## Exercise objective
Below are the records. Gather each line that holds "this".

## Material for the task
※

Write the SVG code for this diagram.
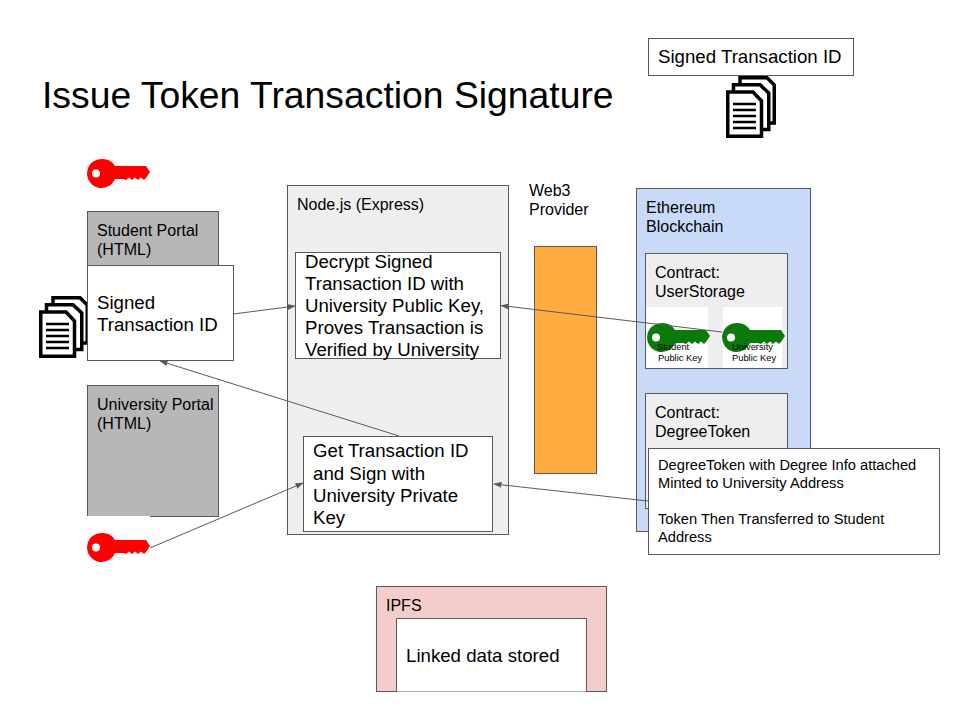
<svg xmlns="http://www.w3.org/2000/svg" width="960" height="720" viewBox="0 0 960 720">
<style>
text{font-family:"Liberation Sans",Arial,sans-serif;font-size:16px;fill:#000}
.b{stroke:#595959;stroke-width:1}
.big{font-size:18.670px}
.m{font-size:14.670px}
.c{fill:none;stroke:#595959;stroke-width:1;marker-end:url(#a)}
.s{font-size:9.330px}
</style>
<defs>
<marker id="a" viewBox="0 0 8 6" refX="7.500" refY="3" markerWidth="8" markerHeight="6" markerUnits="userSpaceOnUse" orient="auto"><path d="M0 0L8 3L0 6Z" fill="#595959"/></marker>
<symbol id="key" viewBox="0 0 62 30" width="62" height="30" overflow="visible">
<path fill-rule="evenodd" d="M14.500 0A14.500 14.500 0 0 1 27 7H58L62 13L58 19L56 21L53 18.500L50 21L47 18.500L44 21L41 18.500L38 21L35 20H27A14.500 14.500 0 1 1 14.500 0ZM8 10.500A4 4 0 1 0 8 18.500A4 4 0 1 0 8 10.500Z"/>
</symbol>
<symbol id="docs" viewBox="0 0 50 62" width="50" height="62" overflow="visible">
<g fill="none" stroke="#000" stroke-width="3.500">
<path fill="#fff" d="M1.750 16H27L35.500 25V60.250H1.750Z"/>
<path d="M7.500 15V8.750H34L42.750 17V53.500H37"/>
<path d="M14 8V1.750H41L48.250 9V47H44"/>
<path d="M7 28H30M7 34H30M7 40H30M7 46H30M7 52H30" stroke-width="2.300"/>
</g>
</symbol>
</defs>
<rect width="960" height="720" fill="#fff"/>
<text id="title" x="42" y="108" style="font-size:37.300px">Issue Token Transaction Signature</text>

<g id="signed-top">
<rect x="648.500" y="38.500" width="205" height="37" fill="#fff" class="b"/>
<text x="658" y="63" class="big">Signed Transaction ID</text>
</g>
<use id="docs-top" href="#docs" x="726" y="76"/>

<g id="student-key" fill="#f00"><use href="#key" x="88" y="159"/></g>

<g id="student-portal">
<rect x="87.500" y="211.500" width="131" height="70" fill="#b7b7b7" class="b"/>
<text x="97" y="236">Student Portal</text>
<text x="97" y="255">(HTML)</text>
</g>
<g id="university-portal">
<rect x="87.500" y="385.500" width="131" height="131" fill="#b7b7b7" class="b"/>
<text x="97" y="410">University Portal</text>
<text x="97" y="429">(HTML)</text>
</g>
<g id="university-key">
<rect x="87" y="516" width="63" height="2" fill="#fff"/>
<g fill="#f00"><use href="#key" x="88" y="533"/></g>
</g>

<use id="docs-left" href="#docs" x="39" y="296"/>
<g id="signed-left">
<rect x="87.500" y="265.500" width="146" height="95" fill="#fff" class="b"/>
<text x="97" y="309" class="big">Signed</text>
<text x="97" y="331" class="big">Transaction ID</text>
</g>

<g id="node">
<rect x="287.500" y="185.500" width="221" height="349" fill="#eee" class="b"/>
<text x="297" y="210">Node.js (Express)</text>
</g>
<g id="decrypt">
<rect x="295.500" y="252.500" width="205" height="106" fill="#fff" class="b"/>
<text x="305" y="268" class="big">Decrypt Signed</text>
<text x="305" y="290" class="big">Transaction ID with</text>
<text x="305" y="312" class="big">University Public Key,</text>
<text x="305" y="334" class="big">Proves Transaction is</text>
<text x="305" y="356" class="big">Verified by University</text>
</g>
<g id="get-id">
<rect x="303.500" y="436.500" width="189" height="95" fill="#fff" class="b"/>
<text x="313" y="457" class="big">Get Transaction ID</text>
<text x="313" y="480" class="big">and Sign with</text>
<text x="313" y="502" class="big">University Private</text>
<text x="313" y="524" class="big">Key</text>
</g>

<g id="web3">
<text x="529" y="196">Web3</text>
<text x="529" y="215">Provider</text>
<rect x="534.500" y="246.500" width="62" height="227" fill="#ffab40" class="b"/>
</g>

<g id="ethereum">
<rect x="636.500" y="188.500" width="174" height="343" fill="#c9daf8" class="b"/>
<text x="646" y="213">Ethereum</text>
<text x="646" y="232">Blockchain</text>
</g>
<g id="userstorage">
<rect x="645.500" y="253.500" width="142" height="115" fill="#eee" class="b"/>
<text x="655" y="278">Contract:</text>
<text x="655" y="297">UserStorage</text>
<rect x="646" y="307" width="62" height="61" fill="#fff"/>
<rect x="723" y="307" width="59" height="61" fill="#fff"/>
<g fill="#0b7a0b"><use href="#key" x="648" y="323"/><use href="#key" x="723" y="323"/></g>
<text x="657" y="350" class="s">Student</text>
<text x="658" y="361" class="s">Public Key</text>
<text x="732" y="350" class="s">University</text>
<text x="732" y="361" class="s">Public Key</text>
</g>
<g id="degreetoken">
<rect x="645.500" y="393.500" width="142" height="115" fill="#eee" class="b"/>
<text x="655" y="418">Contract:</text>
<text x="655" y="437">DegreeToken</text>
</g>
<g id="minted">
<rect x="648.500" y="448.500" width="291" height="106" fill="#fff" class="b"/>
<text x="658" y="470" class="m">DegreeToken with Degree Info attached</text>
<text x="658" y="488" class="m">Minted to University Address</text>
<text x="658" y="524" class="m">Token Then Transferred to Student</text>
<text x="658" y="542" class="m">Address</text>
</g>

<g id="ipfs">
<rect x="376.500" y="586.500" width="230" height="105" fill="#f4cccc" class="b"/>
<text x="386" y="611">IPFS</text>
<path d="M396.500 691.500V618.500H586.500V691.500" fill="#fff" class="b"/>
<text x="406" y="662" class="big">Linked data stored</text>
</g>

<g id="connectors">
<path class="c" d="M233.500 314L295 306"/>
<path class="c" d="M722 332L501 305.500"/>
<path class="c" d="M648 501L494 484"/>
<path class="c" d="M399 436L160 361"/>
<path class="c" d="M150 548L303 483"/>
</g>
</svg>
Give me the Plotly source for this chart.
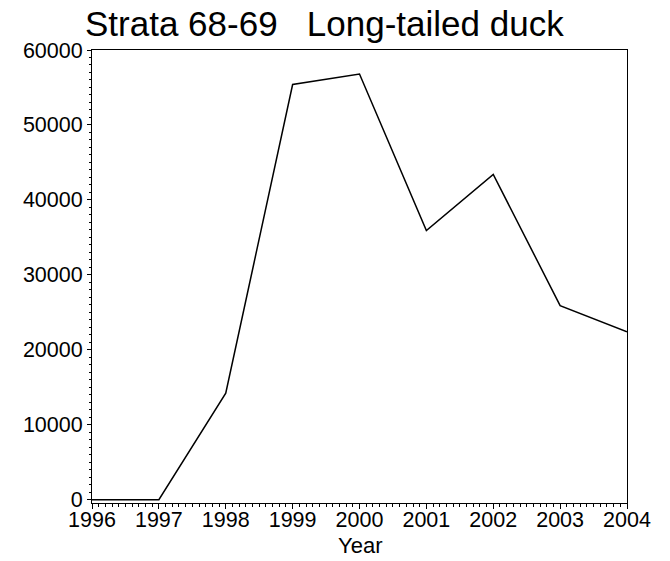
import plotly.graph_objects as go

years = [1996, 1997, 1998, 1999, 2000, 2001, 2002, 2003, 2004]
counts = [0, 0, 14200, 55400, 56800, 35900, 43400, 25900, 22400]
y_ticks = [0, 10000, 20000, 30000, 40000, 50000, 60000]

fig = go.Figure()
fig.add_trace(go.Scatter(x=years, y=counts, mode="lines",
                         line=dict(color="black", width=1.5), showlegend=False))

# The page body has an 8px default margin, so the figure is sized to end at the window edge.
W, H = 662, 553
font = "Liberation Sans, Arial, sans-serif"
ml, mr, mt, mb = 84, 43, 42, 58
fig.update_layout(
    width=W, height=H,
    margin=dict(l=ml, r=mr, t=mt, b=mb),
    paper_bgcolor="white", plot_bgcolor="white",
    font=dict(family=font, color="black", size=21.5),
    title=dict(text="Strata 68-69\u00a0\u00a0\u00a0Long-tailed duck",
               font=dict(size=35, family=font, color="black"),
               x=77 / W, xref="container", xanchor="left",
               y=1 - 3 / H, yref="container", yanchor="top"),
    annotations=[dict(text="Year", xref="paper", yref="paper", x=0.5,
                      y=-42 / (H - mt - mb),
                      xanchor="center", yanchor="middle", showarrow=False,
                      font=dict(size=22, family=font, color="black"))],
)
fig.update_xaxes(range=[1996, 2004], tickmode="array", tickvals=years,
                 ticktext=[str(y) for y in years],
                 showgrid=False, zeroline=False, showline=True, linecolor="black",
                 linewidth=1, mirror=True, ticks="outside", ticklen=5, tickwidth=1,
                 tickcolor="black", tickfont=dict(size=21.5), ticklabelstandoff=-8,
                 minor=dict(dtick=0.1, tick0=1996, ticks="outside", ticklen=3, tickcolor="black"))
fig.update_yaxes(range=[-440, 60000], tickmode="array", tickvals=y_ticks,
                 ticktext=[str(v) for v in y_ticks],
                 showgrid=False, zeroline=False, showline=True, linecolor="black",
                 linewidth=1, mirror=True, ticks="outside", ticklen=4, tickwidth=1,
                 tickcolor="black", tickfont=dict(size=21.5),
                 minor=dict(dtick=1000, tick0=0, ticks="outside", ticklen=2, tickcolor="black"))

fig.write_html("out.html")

※

## Exercise output
Write the SVG code for this diagram.
Give me the Plotly source for this chart.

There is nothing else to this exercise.